All that means absolutely NOTHING!
Rho_1r said:
Windows XP default is 4KB cluster size-Std NTFS size , changing to 32KB size
is like going backwards to Fat 32, establishing the raid array is standard,
before loading the operating system, I'm surprised you chose SATA,,Tests on
many premier web sites, show SATA is slower than 7200RPM-ATA-5 with 8MB
caches( Look for SATA v ATA on WWW), due to pci 2.2 specifications (33MHZ
bandwidth buses or 133MB/s speed maximum), a lot of people have been
"clipped" chasing the speed angle, One site tested SATA v ATA-5 and concluded
WinXP does not support the bandwidth of 150mb/s, which makes a lot of sense ,
as WinXP was released before
SATA showed up on the market, Microsoft has said "Ataport", the new mini
drivers,
will support SATA nad ATA's , however this will be in "Future" operating
systems.
SATA attempts to send a lot of data ect," down very few lines", this quite
different than normal to date, as transfer wires have incresed speed has
increased.
40 wire+shielded 66MB/s, 100MB/s, 133MB/s speeds
68 wire+ shielded SCSI 160mb/s
80 wire + shielded SCSI 320mb/s
You understand ? Increase in transfer wires increase in speeds to from
disk drives to memory, Now here comes SATA and transfer wires reduced to "7"
or so and it goes 150MB/s, The new technology of SATA is a " faster clock
chip", the compression on transfer data has sky rocketed, this slows things
down, Plus WINXP has SCSI port drivers and ATA port drivers, NO SATA port
drivers, Since Longhorn is a MS future operating system, ATAport may be in
there, MS has not said yet it included in Longhorn, SATA will work with WINXP
its still second class, The golden rule- If the operating system does not
have initial support for Hardware, its like throwing dice "snake eyes" you
lose, the operating system must be able to handle the hardware in its coding,
RAID and its not working in many operating systems, till coding schemes were
included is the " Number 1 example ". I'll wait until MS includes SATA
drivers in the furture operting systems, this way "WHCL has optimized" the
driver for the particular operating system of MS, SATA has no WHCL
driver optimization.
Rho1raid(VIP) not MVP

Stephen said:
Thank you for reading. I know this will seem fussy on my part but I like to
see what I can do here.

I've set up a RAID 0 with a pair of Maxtor SATA drives on an Intel P4 mobo.
It works very well. But some questions came to mind during the setup
process.

I had to establish the striped *before* installing the OS. This involved
going into the bios, selecting the drives for the stipe and interestingly
enough selecting the --size-- of the stripe i.e. one of 32, 64, or 128 kB!
This is before either partitioning or formatting! The process turned two
harddrives into one 'drive'.

So I choose 128 for performance then started the Windows install process.
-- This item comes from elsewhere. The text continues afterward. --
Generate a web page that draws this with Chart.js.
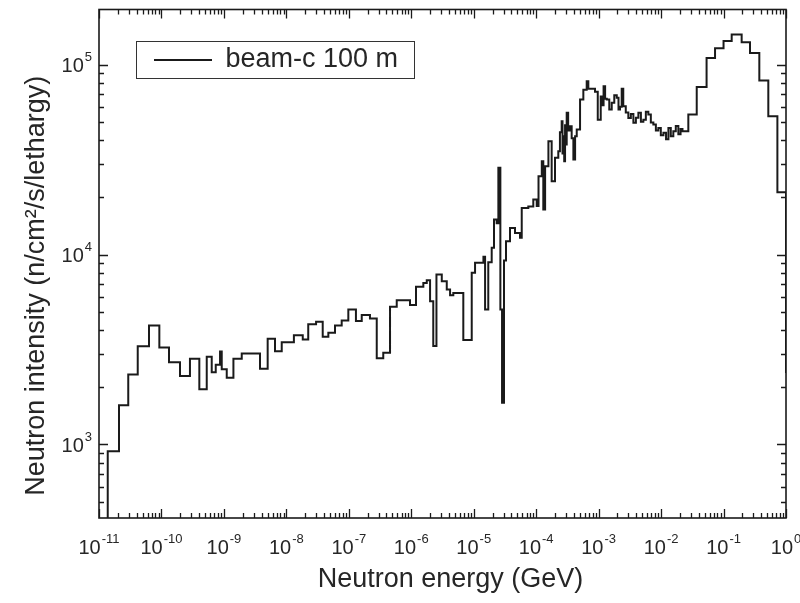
<!DOCTYPE html>
<html>
<head>
<meta charset="utf-8">
<script src="https://cdn.jsdelivr.net/npm/chart.js@4.4.1/dist/chart.umd.min.js"></script>
<style>
  html, body { margin: 0; padding: 0; background: #ffffff; }
  #wrap { width: 800px; height: 603px; }
</style>
</head>
<body>
<div id="wrap"><canvas id="c" width="800" height="603"></canvas></div>
<script>
// ---- data ----
const seriesLabel = 'beam-c 100 m';

// left edge of each histogram bin (GeV); the last entry is the upper end of the spectrum
const energyEdges = [
  1.00e-11, 1.38e-11, 2.09e-11, 2.94e-11, 4.17e-11, 6.32e-11, 9.25e-11, 1.32e-10, 1.98e-10, 2.86e-10,
  4.04e-10, 5.31e-10, 6.38e-10, 7.40e-10, 8.67e-10, 9.23e-10, 1.11e-9, 1.42e-9, 1.93e-9, 3.78e-9,
  5.02e-9, 6.58e-9, 8.43e-9, 1.32e-8, 1.83e-8, 2.24e-8, 2.99e-8, 3.82e-8, 4.70e-8, 6.01e-8,
  7.69e-8, 9.82e-8, 1.30e-7, 1.61e-7, 2.18e-7, 2.80e-7, 3.56e-7, 4.57e-7, 5.85e-7, 9.55e-7,
  1.19e-6, 1.56e-6, 1.77e-6, 2.00e-6, 2.25e-6, 2.53e-6, 3.08e-6, 3.70e-6, 4.18e-6, 4.71e-6,
  6.81e-6, 9.29e-6, 1.05e-5, 1.43e-5, 1.52e-5, 1.71e-5, 1.94e-5, 2.11e-5, 2.33e-5, 2.48e-5,
  2.67e-5, 2.84e-5, 3.05e-5, 3.29e-5, 3.81e-5, 4.58e-5, 5.51e-5, 5.87e-5, 7.48e-5, 8.99e-5,
  1.02e-4, 1.09e-4, 1.23e-4, 1.30e-4, 1.39e-4, 1.57e-4, 1.77e-4, 2.00e-4, 2.26e-4, 2.40e-4,
  2.56e-4, 2.64e-4, 2.72e-4, 2.81e-4, 2.90e-4, 3.00e-4, 3.08e-4, 3.25e-4, 3.48e-4, 3.70e-4,
  3.94e-4, 4.20e-4, 4.46e-4, 5.04e-4, 5.69e-4, 6.44e-4, 6.84e-4, 8.75e-4, 9.68e-4, 1.08e-3,
  1.14e-3, 1.20e-3, 1.27e-3, 1.35e-3, 1.48e-3, 1.62e-3, 1.78e-3, 1.95e-3, 2.08e-3, 2.20e-3,
  2.34e-3, 2.48e-3, 2.72e-3, 2.99e-3, 3.28e-3, 3.60e-3, 3.95e-3, 4.33e-3, 4.75e-3, 5.20e-3,
  5.70e-3, 6.25e-3, 6.85e-3, 7.52e-3, 8.25e-3, 9.04e-3, 9.90e-3, 1.09e-2, 1.20e-2, 1.31e-2,
  1.43e-2, 1.57e-2, 1.72e-2, 1.89e-2, 2.05e-2, 2.20e-2, 2.73e-2, 3.72e-2, 5.35e-2, 7.31e-2,
  0.100, 0.135, 0.195, 0.265, 0.374, 0.521, 0.728, 1.0
];

// neutron intensity in each bin (n/cm2/s/lethargy)
const intensity = [
  300, 922, 1610, 2335, 3290, 4225, 3240, 2710, 2290, 2825,
  1950, 2900, 2400, 2630, 3090, 2485, 2245, 2825, 3010, 2500,
  3600, 3100, 3450, 3760, 3570, 4290, 4430, 3690, 3870, 4225,
  4500, 5140, 4460, 4800, 4610, 2840, 3040, 5310, 5750, 5430,
  6760, 7080, 7330, 5670, 3300, 7850, 7240, 6550, 6100, 6280,
  3550, 8020, 9040, 9720, 5140, 9100, 10840, 15280, 14600, 28600,
  5140, 1660, 9300, 11750, 13800, 13000, 12240, 17600, 17900, 19500,
  18000, 25800, 31000, 17260, 29200, 39500, 24300, 32300, 35000, 44000,
  50300, 34000, 42000, 31000, 48000, 38000, 55700, 45000, 47300, 41000,
  31600, 42000, 45500, 65500, 73800, 81700, 74500, 72000, 51300, 68000,
  61000, 76900, 66000, 65500, 58000, 62900, 69000, 66800, 58000, 60000,
  74500, 60300, 56000, 52400, 55000, 49400, 52500, 55700, 50000, 51300,
  56500, 54600, 49500, 48300, 45000, 46400, 42500, 43700, 40500, 46400,
  42000, 44600, 47500, 43000, 45800, 44600, 54600, 76200, 108400, 122000,
  133000, 143800, 131000, 115200, 82500, 53400, 21300, 2380
];

// tick labels: base 10 with an exponent
const xTickValues = [1e-11, 1e-10, 1e-9, 1e-8, 1e-7, 1e-6, 1e-5, 1e-4, 1e-3, 1e-2, 1e-1, 1];
const xTickExponents = ['-11', '-10', '-9', '-8', '-7', '-6', '-5', '-4', '-3', '-2', '-1', '0'];
const yTickValues = [1e3, 1e4, 1e5];
const yTickExponents = ['3', '4', '5'];
const tickBase = '10';

const xTitle = 'Neutron energy (GeV)';
const yTitle = 'Neutron intensity (n/cm\u00B2/s/lethargy)';

// ---- chart ----
const FONT = "'Liberation Sans', Arial, Helvetica, sans-serif";
const INK = '#1a1a1a';
const TEXT = '#262626';
const TICK_FONT = 20;
const EXP_FONT = 13;

const points = energyEdges.map((e, i) => ({ x: e, y: intensity[i] }));

function shiftTitle(scale, dx, dy) {
  if (scale._titleShifted) return;
  const orig = scale.drawTitle;
  scale.drawTitle = function () {
    const c = this.ctx;
    c.save();
    c.translate(dx, dy);
    orig.apply(this, arguments);
    c.restore();
  };
  scale._titleShifted = true;
}

const frameTicks = {
  id: 'frameTicks',
  afterLayout(chart) {
    const lg = chart.legend;
    const a = chart.chartArea;
    if (lg) {
      lg.left = a.left + 39;
      lg.top = a.top + 21;
    }
    shiftTitle(chart.scales.x, 8, 0);
    shiftTitle(chart.scales.y, 0, 22);
  },
  afterDraw(chart) {
    const { ctx, chartArea: a, scales } = chart;
    const xs = scales.x, ys = scales.y;
    ctx.save();
    ctx.strokeStyle = INK;
    // minor / major ticks pointing inward on all four sides
    ctx.lineWidth = 1.3;
    ctx.beginPath();
    const xlo = Math.floor(Math.log10(xs.min)), xhi = Math.ceil(Math.log10(xs.max));
    for (let e = xlo; e <= xhi; e++) {
      for (let m = 1; m <= 9; m++) {
        const v = m * Math.pow(10, e);
        if (v < xs.min * 0.9999 || v > xs.max * 1.0001) continue;
        const p = Math.round(xs.getPixelForValue(v)) + 0.5;
        const len = m === 1 ? 9 : 5;
        ctx.moveTo(p, a.bottom); ctx.lineTo(p, a.bottom - len);
        ctx.moveTo(p, a.top); ctx.lineTo(p, a.top + len);
      }
    }
    const ylo = Math.floor(Math.log10(ys.min)), yhi = Math.ceil(Math.log10(ys.max));
    for (let e = ylo; e <= yhi; e++) {
      for (let m = 1; m <= 9; m++) {
        const v = m * Math.pow(10, e);
        if (v < ys.min * 0.9999 || v > ys.max * 1.0001) continue;
        const p = Math.round(ys.getPixelForValue(v)) + 0.5;
        const len = m === 1 ? 9 : 5;
        ctx.moveTo(a.left, p); ctx.lineTo(a.left + len, p);
        ctx.moveTo(a.right, p); ctx.lineTo(a.right - len, p);
      }
    }
    ctx.stroke();
    // frame
    ctx.lineWidth = 1.6;
    ctx.strokeRect(a.left, a.top, a.right - a.left, a.bottom - a.top);

    // tick labels: "10" with a raised exponent
    ctx.fillStyle = TEXT;
    ctx.textBaseline = 'alphabetic';
    ctx.textAlign = 'left';
    const baseFont = TICK_FONT + 'px ' + FONT;
    const expFont = EXP_FONT + 'px ' + FONT;
    xTickValues.forEach((v, i) => {
      const p = xs.getPixelForValue(v);
      ctx.font = baseFont;
      const wb = ctx.measureText(tickBase).width;
      ctx.font = expFont;
      const we = ctx.measureText(xTickExponents[i]).width;
      const x0 = p - (wb + we + 1) / 2;
      ctx.font = baseFont;
      ctx.fillText(tickBase, x0, a.bottom + 36);
      ctx.font = expFont;
      ctx.fillText(xTickExponents[i], x0 + wb + 1, a.bottom + 25);
    });
    yTickValues.forEach((v, i) => {
      const p = ys.getPixelForValue(v);
      ctx.font = expFont;
      const we = ctx.measureText(yTickExponents[i]).width;
      ctx.font = baseFont;
      const wb = ctx.measureText(tickBase).width;
      const xr = a.left - 7;
      ctx.fillText(tickBase, xr - we - 1 - wb, p + 7.5);
      ctx.font = expFont;
      ctx.fillText(yTickExponents[i], xr - we, p - 3.5);
    });

    // legend frame
    const lg = chart.legend;
    if (lg && lg.columnSizes && lg.columnSizes.length) {
      const pad = lg.options.labels.padding;
      const fs = lg.options.labels.font.size;
      const cy = lg.top + pad + fs / 2;
      ctx.lineWidth = 1;
      ctx.strokeStyle = '#333';
      ctx.strokeRect(Math.round(lg.left - 2) + 0.5, Math.round(cy - 19) + 0.5,
        Math.round(lg.columnSizes[0].width + 2 * pad + 2), 37);
    }
    ctx.restore();
  }
};

new Chart(document.getElementById('c'), {
  type: 'line',
  data: {
    datasets: [{
      label: seriesLabel,
      data: points,
      stepped: 'before',
      borderColor: INK,
      backgroundColor: INK,
      borderWidth: 2,
      pointRadius: 0,
      pointHoverRadius: 0,
      fill: false,
      tension: 0
    }]
  },
  options: {
    responsive: false,
    animation: false,
    devicePixelRatio: 1,
    layout: { padding: { left: 0, right: 14, top: 9.5, bottom: 0 } },
    plugins: {
      tooltip: { enabled: false },
      legend: {
        position: 'chartArea',
        align: 'start',
        labels: {
          usePointStyle: true,
          pointStyle: 'line',
          pointStyleWidth: 58,
          padding: 16,
          color: TEXT,
          font: { family: FONT, size: 27 }
        }
      }
    },
    scales: {
      x: {
        type: 'logarithmic',
        position: 'bottom',
        min: 1e-11,
        max: 1,
        grid: { display: false, drawTicks: false },
        border: { display: false },
        afterBuildTicks: (s) => { s.ticks = xTickValues.map(v => ({ value: v })); },
        afterFit: (s) => { s.height = 85; },
        ticks: { display: false },
        title: {
          display: true,
          text: xTitle,
          color: TEXT,
          font: { family: FONT, size: 27 },
          padding: { top: 0, bottom: 7 }
        }
      },
      y: {
        type: 'logarithmic',
        position: 'left',
        min: 410,
        max: 195000,
        grid: { display: false, drawTicks: false },
        border: { display: false },
        afterBuildTicks: (s) => { s.ticks = yTickValues.map(v => ({ value: v })); },
        afterFit: (s) => { s.width = 99; },
        ticks: { display: false },
        title: {
          display: true,
          text: yTitle,
          color: TEXT,
          font: { family: FONT, size: 27 },
          padding: { top: 20, bottom: 0 }
        }
      }
    }
  },
  plugins: [frameTicks]
});
</script>
</body>
</html>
Through the facilities Windows provides I was able to change the active
partition and get Windows onto something other than a 4KB cluster formated
NTFS partition. Windows got installed on an NTFS partition formatted with
32KB clusters on my 128 KB striped RAID 0 'drive'.

To be honest, I do not have a clue as to what is going on. Does each 32KB
cluster take up 128KB of harddrive space? Should I have arranged for the
NTFS partiton to be formatted with 128KB clusters [ the Disk Management
option however only allows up to 64KB].

How are the 32KB clusters 'split' across the RAID 0 stripe?

Maybe I should have chosen a 64KB RAID 0 stripe then formatted NTFS with
64KB clusters?

BTW because the RAID 0 was set up *before* Windows was installed I didb't
have to upgrade the disks to dynamic.

Any insights welcome - and thanks.

Stephen
 
R

Ron Reaugh

BTW because the RAID 0 was set up *before* Windows was installed I didb't
have to upgrade the disks to dynamic.

That's expected as the dynamic part arises for the OS's intrinsic SW RAID
functionality and not 3rd party add-on cards.
 
J

Juhan Leemet

| On Mon, 20 Sep 2004 13:59:50 +0000, Stephen wrote:
| > <clip>
|
| --
| Juhan Leemet
| Logicognosis, Inc.
|

Thanks, yes I do back up my 'data' so I'm not worried *too* much. It's just
that I decided I want to learn about this a bit. I figured the way to do it
is to dive right in and have some fun.

OK, that is the right attitude. I also like to learn about things by
doing. That is how you really "fix" (as in photographic development) your
"book learning". Didn't mean to be harsh or discouraging. Good luck!